[Taxacom] A new way to view taxonomic publications
agosti at amnh.org
Fri Jun 21 21:29:49 CDT 2013
There is some contradiction: " In general OCR is very good " and " Sadly OCR does struggle in two very useful sections of a document " Our experience we are documenting right now in Pro-iBiosphere are pointing to the latter.
What is the OCR accuracy rate you discovered? Do you find 99%, 99:99%?
What is the error rate to get two columns text properly resolved?
What is the error rate for tables?
What is the error rate for microcitations?
What is the error rate for scientific names or morphological terms?
How does this vary over time?
Rob is right in pointing out, we need stats.
For my purpose I want to have a OCR accuracy rate between 99.9 and 99.99%, that is 1 error per page approximately, and the tables properly resolved and other structural issues not interfering with text flow. This means for us to spend about 2 min per page to clean OCR artifacts (http://wiki.tdwg.org/twiki/pub/.../Agosti_Tdwg_literature_interoperability.ppt ). Our purpose is to reuse the text for display to humans and machine harvesting or characters, and eventually republishing some of it. This pretty much defines my goals and requirements. And I want to contribute to HNS ca>200,000 names and Zoobank to their list of "clean" names by adding "clean" names linked to either the page of occurrence of treatment.

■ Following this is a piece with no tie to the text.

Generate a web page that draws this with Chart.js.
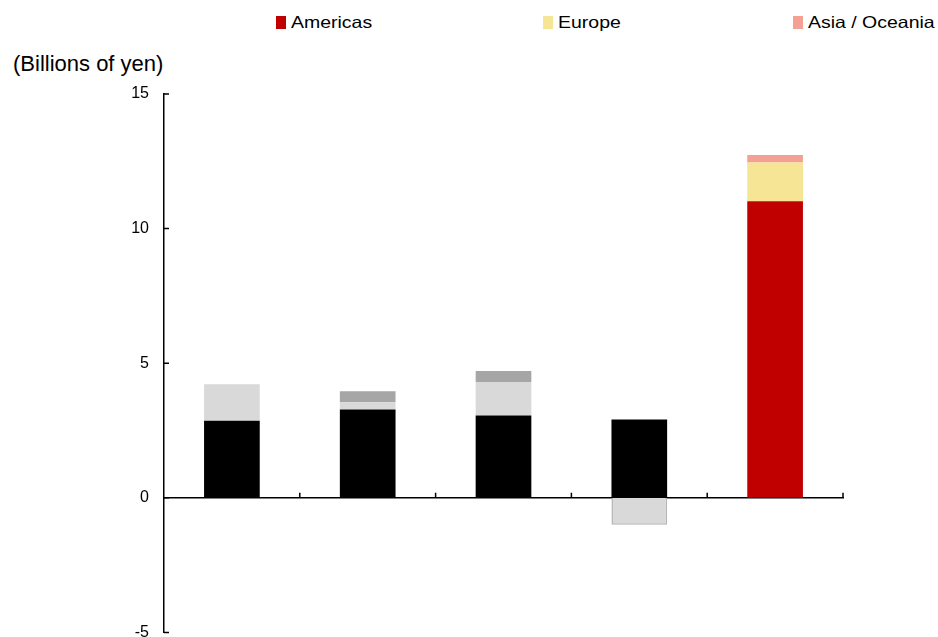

I don't want to deal with a large amount of (additional) artifacts of misspelled terms (see Wei et al., http://tinyurl.com/mgvg6bq ), because we don't care about the OCR. It doesn't mean others do have to care and have similar requests, if the results are good enough for their purpose. And we even use those results to find content in BHL we can use in our work.
Names and treatments are quasi legal documents, and thus I will go to figure out what the lawyers do with the conversion of a similar huge corpus of legacy literature, a case where which is similar to what we have: A case number pointing to a case has to be right, because you can't find the cited case otherwise, especially by machine. And that is the ultimate goal.
From: taxacom-bounces at mailman.nhm.ku.edu [mailto:taxacom-bounces at mailman.nhm.ku.edu] On Behalf Of David.King
Sent: Friday, June 21, 2013 8:20 PM
To: taxacom at mailman.nhm.ku.edu
Subject: Re: [Taxacom] A new way to view taxonomic publications
I'm with Rod, BHL OCR can be excellent. In ViBRANT we tried to replicate Qin Wei's work with BHL to re-assess how 'bad' the OCR is but just couldn't get the same poor quality results.
In general OCR is very good with body text where there are enough cues for the software to work on. Errors still creep in particularly with special characters, for example, English OCR software really doesn't like Latin ligatures and tends to mangle the end of taxon names even though the other characters in the name are accurately identified. Another common problem arises from using male and female symbols in text, made worse because the symbols are normally found in the middle of a very terse description, often full of abbreviations, so devoid of cues for non-specialist software to follow.
Indeed, we gave up on some of our experimental ViBRANT work using parts-of-speech tagging to identify anomalies in OCR text because the OCR was not bad enough.
Sadly OCR does struggle in two very useful sections of a document: the table of contents and the index. Part of the problem lies with a page full of 'funny' words not in the software's dictionary ;-) Then there are other problems usually to do with layout such as non-aligned columns and leading lines which break the OCR accuracy.
> Date: Thu, 20 Jun 2013 14:21:48 +0100
> From: Roderic Page <r.page at bio.gla.ac.uk>
> Subject: Re: [Taxacom] A new way to view taxonomic publications
> To: Donat Agosti <agosti at amnh.org>
> Cc: taxacom taxacom <taxacom at mailman.nhm.ku.edu>
> Message-ID: <3D62E585-50CF-451A-BD62-5CCAE0D779B6 at bio.gla.ac.uk>
> Content-Type: text/plain; charset=windows-1252
> Again, this is repeating myths. The OCR in BHL ranges from excellent in places to crappy in places. If it was uniformly bad we couldn't have indexed it for names, nor would http://biostor.org be possible. The quality is variable, but we can quantify this. We don't control the original OCR, but we can always redo bits if we need to.
> Indexing OCR documents is a well known problem, and there is a wealth of literature of various techniques that can be used (see http://www.mendeley.com/groups/752871/ocr-optical-character-recognition/ for an introduction to the literature ). Why do we simply say OMG the BHL OCR is bad? Why not be scientific , quantify its quality, and exploit the existing technology to improve things?
> I am constantly flummoxed by our community's assumption that it knows what is possible, and what the limit of the state of the art is outside its domain. We have barely scratched the surface of what is possible.